The food—fresh, aromatic, delicious, glorious food—is reason enough to visit Hanoi. Here the city streets, particularly in the Old Quarter, are like an endless buffet of Vietnamese-style soups, sandwiches, rolls, meats, and noodles. Constant snacking is, indeed, a mandate.
Here are five specialties to hunt down during your street feasting, including Vietnam’s famously fresh (and cheap) low-alcohol beer.
Bánh mì: Handsome architecture isn’t the only lasting legacy of French-colonial rule. The best baguettes in Hanoi are on par with those found in Paris, and here they’re most delicious when stuffed with fresh cilantro, pickled daikon and carrots, pâté, chili sauce or hot peppers, and cucumber—the classic bánh mì sandwich. Stuffings vary from vendor to vendor, however, which is all the more reason to scarf as many as you can.

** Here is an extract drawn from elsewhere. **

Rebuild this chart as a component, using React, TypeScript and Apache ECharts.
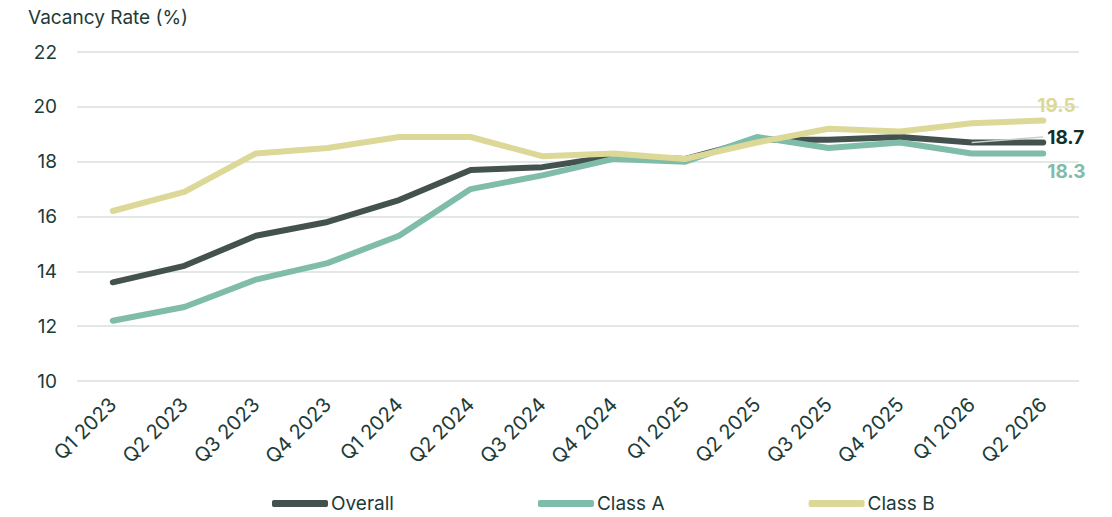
import React, { useEffect, useRef } from "react";
import * as echarts from "echarts";

const categories = [
  "Q1 2023", "Q2 2023", "Q3 2023", "Q4 2023",
  "Q1 2024", "Q2 2024", "Q3 2024", "Q4 2024",
  "Q1 2025", "Q2 2025", "Q3 2025", "Q4 2025",
  "Q1 2026", "Q2 2026",
];
const overall = [13.6, 14.2, 15.3, 15.8, 16.6, 17.7, 17.8, 18.2, 18.1, 18.8, 18.8, 18.9, 18.7, 18.7];
const classA = [12.2, 12.7, 13.7, 14.3, 15.3, 17.0, 17.5, 18.1, 18.0, 18.9, 18.5, 18.7, 18.3, 18.3];
const classB = [16.2, 16.9, 18.3, 18.5, 18.9, 18.9, 18.2, 18.3, 18.1, 18.7, 19.2, 19.1, 19.4, 19.5];
const faint = [null, null, null, null, null, null, null, null, null, null, null, null, 18.7, 18.9];

const TEXT = "#1d3b38";
const FONT = "Inter";

export default function App() {
  const ref = useRef<HTMLDivElement>(null);
  useEffect(() => {
    document.body.style.margin = "0";
    const chart = echarts.init(ref.current!, null, { renderer: "svg" });
    const mkEnd = (color: string, offset: number[]) => ({
      show: true,
      formatter: (p: any) => String(p.value),
      color,
      fontFamily: FONT,
      fontWeight: "bold",
      fontSize: 19,
      offset,
      distance: 4,
    });
    chart.setOption({
      animation: false,
      textStyle: { fontFamily: FONT },
      title: {
        text: "Vacancy Rate (%)",
        left: 23,
        top: 3,
        textStyle: { color: TEXT, fontSize: 19, fontWeight: "normal", fontFamily: FONT },
      },
      grid: { left: 77, right: 33, top: 52, bottom: 136, containLabel: false },
      legend: {
        data: ["Overall", "Class A", "Class B"],
        top: 494,
        left: 272,
        padding: 0,
        itemGap: 144,
        itemWidth: 56,
        itemHeight: 7,
        icon: "roundRect",
        textStyle: { color: TEXT, fontSize: 19, fontFamily: FONT, padding: [0, 0, 0, -2] },
      },
      xAxis: {
        type: "category",
        data: categories,
        boundaryGap: true,
        axisLine: { show: false },
        axisTick: { show: false },
        axisLabel: { rotate: 45, color: TEXT, fontSize: 20, margin: 20, fontFamily: FONT },
      },
      yAxis: {
        type: "value",
        min: 10,
        max: 22,
        interval: 2,
        axisLine: { show: false },
        axisTick: { show: false },
        axisLabel: { color: TEXT, fontSize: 19, margin: 20, fontFamily: FONT },
        splitLine: { lineStyle: { color: "#e3e8e6", width: 2 } },
      },
      series: [
        {
          name: "Overall",
          type: "line",
          data: overall,
          symbol: "none",
          z: 3,
          lineStyle: { color: "#44524f", width: 6, cap: "round", join: "round" },
          itemStyle: { color: "#44524f" },
          endLabel: mkEnd("#0f302c", [0, -5]),
        },
        {
          name: "faint",
          type: "line",
          data: faint,
          symbol: "none",
          z: 4,
          silent: true,
          lineStyle: { color: "#c7cfcc", width: 1.5 },
        },
        {
          name: "Class A",
          type: "line",
          data: classA,
          symbol: "none",
          z: 5,
          lineStyle: { color: "#80bcaa", width: 6, cap: "round", join: "round" },
          itemStyle: { color: "#80bcaa" },
          endLabel: mkEnd("#80bcaa", [0, 18]),
        },
        {
          name: "Class B",
          type: "line",
          data: classB,
          symbol: "none",
          z: 6,
          lineStyle: { color: "#dcd998", width: 6, cap: "round", join: "round" },
          itemStyle: { color: "#dcd998" },
          endLabel: mkEnd("#dcd998", [-10, -15]),
        },
      ],
    });
    return () => chart.dispose();
  }, []);
  return <div ref={ref} style={{ width: 1112, height: 517 }} />;
}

Bánh xèo: A Vietnamese cousin of the French crêpe, bánh xèo is a rich, savoury crêpe made in part from rice flour and turmeric, then stuffed with ingredients that usually include shrimp, bean sprouts, pork, and minced green onions.
Bia hơi: Sold in mugs for cents on the US dollar and served in convivial open-air watering holes, bia hơi (“fresh beer”) is a light, refreshing, unpasteurized lager. It’s brewed daily and has a very short draft life, so do your part to ensure not a drop goes to waste.
Bún cha: Along with chả cá (below), bún cha is one of Hanoi’s most famous specialties. This addictive lunchtime staple is simple yet satisfying: grilled pork with sides of rice noodles, fresh herbs, and dipping sauce.
Chả cá: Take chunks of flaky white fish basted in turmeric, add earthy local greens that include dill, and cook it all down in a sizzling pan on a table top grill—that’s the palate-pleasing gift that is chả cá.